After more shopping forays, we join our bus for a trip north of the Yarra to provedore Simon Johnson, next to the Correction Centre in Fitzroy. We see the vast cheese room and are treated to an unpasteurised roquefort, until recently banned in Australia. And we taste a Brie de Nangis Rouzaire, which is runny, ripe and stinky, everything a cheese should be.
Campion tells us there are very few Australian cheeses that reach this texture and taste. Many critics believe the obligatory pasteurisation of our cheeses adversely affects flavour. At this point, I give way and buy more than my fair share of cheese as well as some West Australian truffles from Manjimup.
Back on the bus, which winds its way towards Lygon Street, Campion points out more foodie hot spots: the Spanish deli Casa Iberica at 25 Johnston St; Donati’s Fine Meats at 402 Lygon St; Brunetti at 194-204 Faraday St, with its fabulous selection of celebratory cakes; and King & Godfree, Fine Wine and Food Specialists, at 293-297 Lygon St, founded in the 1880s.
It’s all becoming a bit much. We cool off with gelati at Il Dolce Freddo, at 116 Lygon St. The durian-flavoured ice cream smells like a concentrated version of all the cheese we’ve bought. But there are many more conventional flavours.
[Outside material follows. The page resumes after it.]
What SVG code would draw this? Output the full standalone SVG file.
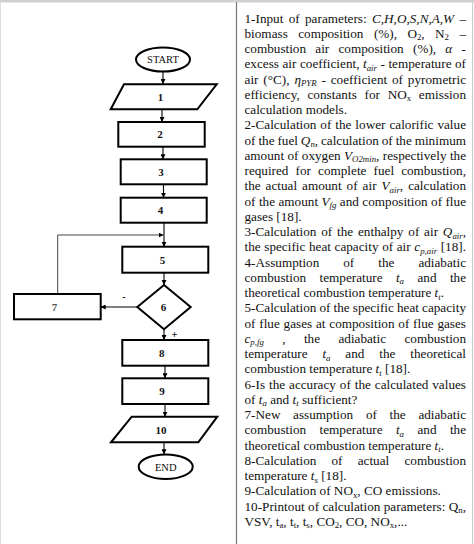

Refreshed, our final stop is Books for Cooks on funky Gertrude Street. Owner Tim White tells us 20,000 food and wine books are published every year. The oldest book in the shop is an early edition of CookingforKings by the first celebrity chef, Antonin Careme. It’s looking pretty worn, but costs about $4000. We sip prosecco, browse and, inevitably, we shop.